## Data
—————
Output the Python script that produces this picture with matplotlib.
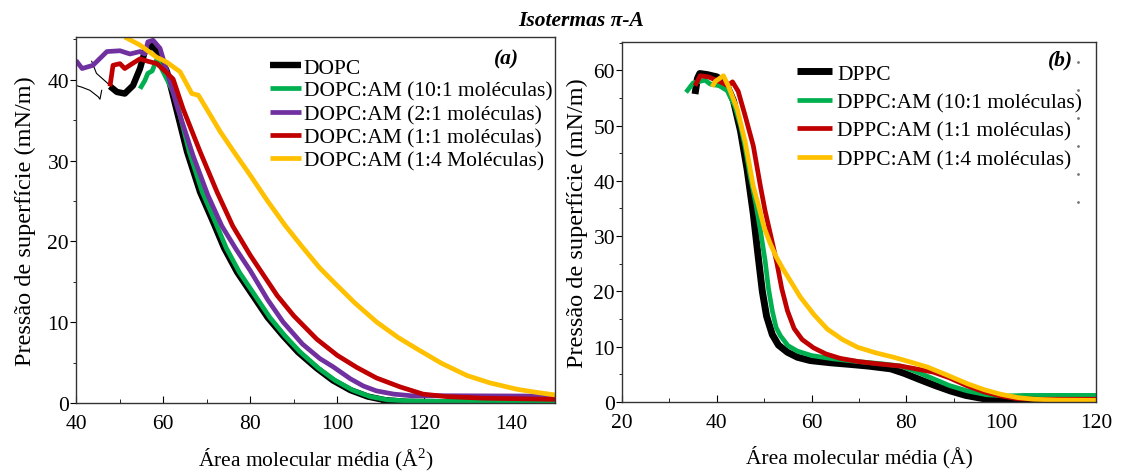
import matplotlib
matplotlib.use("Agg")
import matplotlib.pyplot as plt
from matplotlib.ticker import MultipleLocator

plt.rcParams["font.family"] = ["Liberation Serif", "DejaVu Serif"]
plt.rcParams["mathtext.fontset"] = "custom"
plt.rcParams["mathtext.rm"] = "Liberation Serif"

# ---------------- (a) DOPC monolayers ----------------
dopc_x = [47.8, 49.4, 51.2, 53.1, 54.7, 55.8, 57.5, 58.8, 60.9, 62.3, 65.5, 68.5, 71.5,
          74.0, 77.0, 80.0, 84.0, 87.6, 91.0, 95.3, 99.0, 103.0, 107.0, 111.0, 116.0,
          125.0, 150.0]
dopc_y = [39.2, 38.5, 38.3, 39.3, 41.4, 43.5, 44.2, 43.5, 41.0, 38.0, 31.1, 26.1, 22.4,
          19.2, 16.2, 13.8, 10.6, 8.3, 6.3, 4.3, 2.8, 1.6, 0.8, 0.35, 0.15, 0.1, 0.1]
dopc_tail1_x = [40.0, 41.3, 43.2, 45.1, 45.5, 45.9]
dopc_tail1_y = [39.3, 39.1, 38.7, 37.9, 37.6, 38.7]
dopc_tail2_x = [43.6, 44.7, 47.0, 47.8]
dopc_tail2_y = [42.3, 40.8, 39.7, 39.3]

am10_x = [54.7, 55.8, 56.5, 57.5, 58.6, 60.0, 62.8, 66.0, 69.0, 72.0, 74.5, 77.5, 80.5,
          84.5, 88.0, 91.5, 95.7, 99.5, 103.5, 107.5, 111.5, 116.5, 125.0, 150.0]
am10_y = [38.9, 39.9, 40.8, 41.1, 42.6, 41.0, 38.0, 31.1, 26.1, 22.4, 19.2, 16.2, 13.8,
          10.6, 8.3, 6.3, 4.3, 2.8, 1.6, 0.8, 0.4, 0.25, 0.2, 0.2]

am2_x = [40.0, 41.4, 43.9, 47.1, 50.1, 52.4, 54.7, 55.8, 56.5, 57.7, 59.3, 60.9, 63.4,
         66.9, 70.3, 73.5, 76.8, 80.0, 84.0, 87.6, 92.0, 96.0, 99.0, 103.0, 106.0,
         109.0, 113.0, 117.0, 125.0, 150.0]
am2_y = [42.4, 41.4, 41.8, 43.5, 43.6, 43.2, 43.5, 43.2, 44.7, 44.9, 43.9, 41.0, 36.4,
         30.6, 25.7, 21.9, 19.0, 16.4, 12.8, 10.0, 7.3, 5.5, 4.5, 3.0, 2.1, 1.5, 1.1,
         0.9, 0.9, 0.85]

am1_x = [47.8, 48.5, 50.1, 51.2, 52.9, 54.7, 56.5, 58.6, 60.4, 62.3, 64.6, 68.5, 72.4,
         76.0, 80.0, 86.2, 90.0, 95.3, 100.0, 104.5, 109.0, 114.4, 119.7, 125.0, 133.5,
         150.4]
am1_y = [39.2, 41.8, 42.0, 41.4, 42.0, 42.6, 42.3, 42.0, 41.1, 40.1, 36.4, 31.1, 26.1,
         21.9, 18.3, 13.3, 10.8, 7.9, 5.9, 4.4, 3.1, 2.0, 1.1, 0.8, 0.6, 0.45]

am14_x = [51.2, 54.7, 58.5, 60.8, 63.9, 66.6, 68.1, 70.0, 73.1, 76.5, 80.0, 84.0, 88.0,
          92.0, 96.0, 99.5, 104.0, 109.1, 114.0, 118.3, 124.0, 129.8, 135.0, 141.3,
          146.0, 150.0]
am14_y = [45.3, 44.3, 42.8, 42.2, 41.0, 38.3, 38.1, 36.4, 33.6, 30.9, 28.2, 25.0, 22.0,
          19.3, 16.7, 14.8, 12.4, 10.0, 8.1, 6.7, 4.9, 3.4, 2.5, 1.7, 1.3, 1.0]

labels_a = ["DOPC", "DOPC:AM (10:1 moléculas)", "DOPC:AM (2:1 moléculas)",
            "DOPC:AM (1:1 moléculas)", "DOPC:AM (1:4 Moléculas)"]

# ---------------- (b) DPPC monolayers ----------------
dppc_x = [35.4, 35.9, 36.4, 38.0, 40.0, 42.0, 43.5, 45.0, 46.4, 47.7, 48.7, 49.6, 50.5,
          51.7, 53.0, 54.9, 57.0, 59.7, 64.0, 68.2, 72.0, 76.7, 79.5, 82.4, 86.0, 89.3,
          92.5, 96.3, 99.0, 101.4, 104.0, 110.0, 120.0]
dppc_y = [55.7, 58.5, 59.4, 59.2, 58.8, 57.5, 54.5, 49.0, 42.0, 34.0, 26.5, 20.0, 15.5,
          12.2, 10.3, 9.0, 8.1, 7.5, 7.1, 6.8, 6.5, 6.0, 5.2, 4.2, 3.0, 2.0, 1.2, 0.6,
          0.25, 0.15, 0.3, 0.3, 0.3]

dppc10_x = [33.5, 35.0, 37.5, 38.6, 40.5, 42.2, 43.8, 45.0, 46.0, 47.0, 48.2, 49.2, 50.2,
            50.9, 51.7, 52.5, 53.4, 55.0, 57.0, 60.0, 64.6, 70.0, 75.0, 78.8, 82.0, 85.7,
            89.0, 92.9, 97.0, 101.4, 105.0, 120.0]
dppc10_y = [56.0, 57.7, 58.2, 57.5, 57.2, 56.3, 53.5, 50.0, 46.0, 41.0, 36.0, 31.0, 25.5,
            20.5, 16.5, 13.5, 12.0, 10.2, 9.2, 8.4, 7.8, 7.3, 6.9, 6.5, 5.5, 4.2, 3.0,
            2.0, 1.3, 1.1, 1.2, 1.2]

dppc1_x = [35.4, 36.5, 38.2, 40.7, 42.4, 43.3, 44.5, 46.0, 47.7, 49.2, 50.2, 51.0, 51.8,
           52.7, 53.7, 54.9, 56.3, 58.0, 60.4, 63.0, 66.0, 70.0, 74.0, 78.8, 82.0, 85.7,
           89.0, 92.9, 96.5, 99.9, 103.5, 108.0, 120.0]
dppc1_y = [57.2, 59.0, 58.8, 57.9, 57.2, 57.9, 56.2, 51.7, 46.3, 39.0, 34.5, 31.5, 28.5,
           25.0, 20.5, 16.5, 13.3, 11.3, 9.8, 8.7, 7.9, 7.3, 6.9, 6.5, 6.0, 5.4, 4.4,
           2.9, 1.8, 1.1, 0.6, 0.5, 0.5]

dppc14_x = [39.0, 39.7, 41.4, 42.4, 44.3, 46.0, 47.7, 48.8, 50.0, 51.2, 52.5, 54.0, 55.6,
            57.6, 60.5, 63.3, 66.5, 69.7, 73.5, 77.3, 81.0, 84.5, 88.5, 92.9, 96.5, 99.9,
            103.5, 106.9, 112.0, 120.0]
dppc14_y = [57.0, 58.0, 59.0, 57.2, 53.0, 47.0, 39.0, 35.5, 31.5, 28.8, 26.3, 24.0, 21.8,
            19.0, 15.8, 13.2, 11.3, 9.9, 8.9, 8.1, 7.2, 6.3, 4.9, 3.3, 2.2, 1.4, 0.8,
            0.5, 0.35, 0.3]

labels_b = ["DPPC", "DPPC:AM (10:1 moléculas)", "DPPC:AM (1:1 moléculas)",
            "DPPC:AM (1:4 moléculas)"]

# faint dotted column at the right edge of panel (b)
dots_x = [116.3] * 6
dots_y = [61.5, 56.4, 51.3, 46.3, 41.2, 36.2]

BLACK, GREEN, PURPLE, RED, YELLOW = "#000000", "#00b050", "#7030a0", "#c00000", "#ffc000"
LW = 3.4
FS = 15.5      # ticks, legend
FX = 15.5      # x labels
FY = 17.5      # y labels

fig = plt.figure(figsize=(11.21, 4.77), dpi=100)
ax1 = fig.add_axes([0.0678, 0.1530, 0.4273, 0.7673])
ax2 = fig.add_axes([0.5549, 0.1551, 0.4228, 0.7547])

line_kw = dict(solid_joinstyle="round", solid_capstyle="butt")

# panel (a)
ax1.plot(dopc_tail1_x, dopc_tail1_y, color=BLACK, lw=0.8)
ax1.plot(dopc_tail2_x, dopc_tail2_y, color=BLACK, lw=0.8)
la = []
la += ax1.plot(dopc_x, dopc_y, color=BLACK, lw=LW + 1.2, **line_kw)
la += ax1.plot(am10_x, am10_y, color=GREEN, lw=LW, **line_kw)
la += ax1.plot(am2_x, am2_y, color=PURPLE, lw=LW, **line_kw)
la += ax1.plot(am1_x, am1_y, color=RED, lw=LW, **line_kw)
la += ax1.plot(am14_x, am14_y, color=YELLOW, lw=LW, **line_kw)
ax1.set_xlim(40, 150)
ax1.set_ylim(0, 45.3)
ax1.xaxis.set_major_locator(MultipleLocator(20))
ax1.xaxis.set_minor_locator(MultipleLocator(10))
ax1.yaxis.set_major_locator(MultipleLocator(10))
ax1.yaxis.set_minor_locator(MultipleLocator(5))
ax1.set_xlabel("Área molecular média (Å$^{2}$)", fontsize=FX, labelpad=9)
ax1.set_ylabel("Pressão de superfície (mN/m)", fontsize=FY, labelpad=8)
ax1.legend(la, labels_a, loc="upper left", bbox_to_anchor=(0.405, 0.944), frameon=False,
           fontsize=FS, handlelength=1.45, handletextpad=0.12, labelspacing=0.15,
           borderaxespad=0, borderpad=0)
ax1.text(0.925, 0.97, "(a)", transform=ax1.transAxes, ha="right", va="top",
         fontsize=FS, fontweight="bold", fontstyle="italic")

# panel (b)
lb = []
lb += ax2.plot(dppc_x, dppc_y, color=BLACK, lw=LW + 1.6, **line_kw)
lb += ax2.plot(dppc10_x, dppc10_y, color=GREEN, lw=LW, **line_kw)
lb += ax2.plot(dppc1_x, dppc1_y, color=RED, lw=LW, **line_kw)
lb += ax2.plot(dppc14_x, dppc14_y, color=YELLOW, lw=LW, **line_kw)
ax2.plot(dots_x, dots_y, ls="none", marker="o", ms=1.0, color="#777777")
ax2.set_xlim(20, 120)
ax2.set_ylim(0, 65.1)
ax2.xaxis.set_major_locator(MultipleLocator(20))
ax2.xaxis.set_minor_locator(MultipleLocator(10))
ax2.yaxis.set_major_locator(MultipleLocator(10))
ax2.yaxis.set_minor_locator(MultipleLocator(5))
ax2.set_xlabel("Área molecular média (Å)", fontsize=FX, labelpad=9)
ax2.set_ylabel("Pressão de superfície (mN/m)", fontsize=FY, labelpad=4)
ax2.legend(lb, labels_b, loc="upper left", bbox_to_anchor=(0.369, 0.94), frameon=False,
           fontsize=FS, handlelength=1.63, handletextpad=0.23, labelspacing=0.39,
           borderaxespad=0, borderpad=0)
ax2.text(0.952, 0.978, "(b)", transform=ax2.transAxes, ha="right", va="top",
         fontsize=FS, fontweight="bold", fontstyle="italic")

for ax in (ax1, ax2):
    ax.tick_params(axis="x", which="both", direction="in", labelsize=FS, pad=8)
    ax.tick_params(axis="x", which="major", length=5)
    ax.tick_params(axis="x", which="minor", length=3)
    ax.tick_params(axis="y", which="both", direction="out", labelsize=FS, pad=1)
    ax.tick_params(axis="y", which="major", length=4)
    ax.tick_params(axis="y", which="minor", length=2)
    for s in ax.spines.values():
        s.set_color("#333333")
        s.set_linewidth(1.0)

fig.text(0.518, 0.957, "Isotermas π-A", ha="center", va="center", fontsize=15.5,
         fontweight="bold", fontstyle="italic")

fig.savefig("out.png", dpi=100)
—————
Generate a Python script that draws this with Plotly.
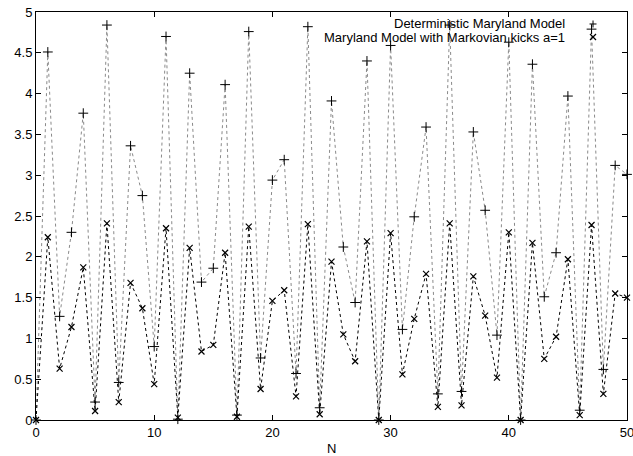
—————
## Written request
Without the pictures, give again exactly the lines above starting at the line containing "Output the Python" and ending at the line containing "0.9, 0.9, 0.85]".

## Answer to this exercise
Output the Python script that produces this picture with matplotlib.
import matplotlib
matplotlib.use("Agg")
import matplotlib.pyplot as plt
from matplotlib.ticker import MultipleLocator

plt.rcParams["font.family"] = ["Liberation Serif", "DejaVu Serif"]
plt.rcParams["mathtext.fontset"] = "custom"
plt.rcParams["mathtext.rm"] = "Liberation Serif"

# ---------------- (a) DOPC monolayers ----------------
dopc_x = [47.8, 49.4, 51.2, 53.1, 54.7, 55.8, 57.5, 58.8, 60.9, 62.3, 65.5, 68.5, 71.5,
          74.0, 77.0, 80.0, 84.0, 87.6, 91.0, 95.3, 99.0, 103.0, 107.0, 111.0, 116.0,
          125.0, 150.0]
dopc_y = [39.2, 38.5, 38.3, 39.3, 41.4, 43.5, 44.2, 43.5, 41.0, 38.0, 31.1, 26.1, 22.4,
          19.2, 16.2, 13.8, 10.6, 8.3, 6.3, 4.3, 2.8, 1.6, 0.8, 0.35, 0.15, 0.1, 0.1]
dopc_tail1_x = [40.0, 41.3, 43.2, 45.1, 45.5, 45.9]
dopc_tail1_y = [39.3, 39.1, 38.7, 37.9, 37.6, 38.7]
dopc_tail2_x = [43.6, 44.7, 47.0, 47.8]
dopc_tail2_y = [42.3, 40.8, 39.7, 39.3]

am10_x = [54.7, 55.8, 56.5, 57.5, 58.6, 60.0, 62.8, 66.0, 69.0, 72.0, 74.5, 77.5, 80.5,
          84.5, 88.0, 91.5, 95.7, 99.5, 103.5, 107.5, 111.5, 116.5, 125.0, 150.0]
am10_y = [38.9, 39.9, 40.8, 41.1, 42.6, 41.0, 38.0, 31.1, 26.1, 22.4, 19.2, 16.2, 13.8,
          10.6, 8.3, 6.3, 4.3, 2.8, 1.6, 0.8, 0.4, 0.25, 0.2, 0.2]

am2_x = [40.0, 41.4, 43.9, 47.1, 50.1, 52.4, 54.7, 55.8, 56.5, 57.7, 59.3, 60.9, 63.4,
         66.9, 70.3, 73.5, 76.8, 80.0, 84.0, 87.6, 92.0, 96.0, 99.0, 103.0, 106.0,
         109.0, 113.0, 117.0, 125.0, 150.0]
am2_y = [42.4, 41.4, 41.8, 43.5, 43.6, 43.2, 43.5, 43.2, 44.7, 44.9, 43.9, 41.0, 36.4,
         30.6, 25.7, 21.9, 19.0, 16.4, 12.8, 10.0, 7.3, 5.5, 4.5, 3.0, 2.1, 1.5, 1.1,
         0.9, 0.9, 0.85]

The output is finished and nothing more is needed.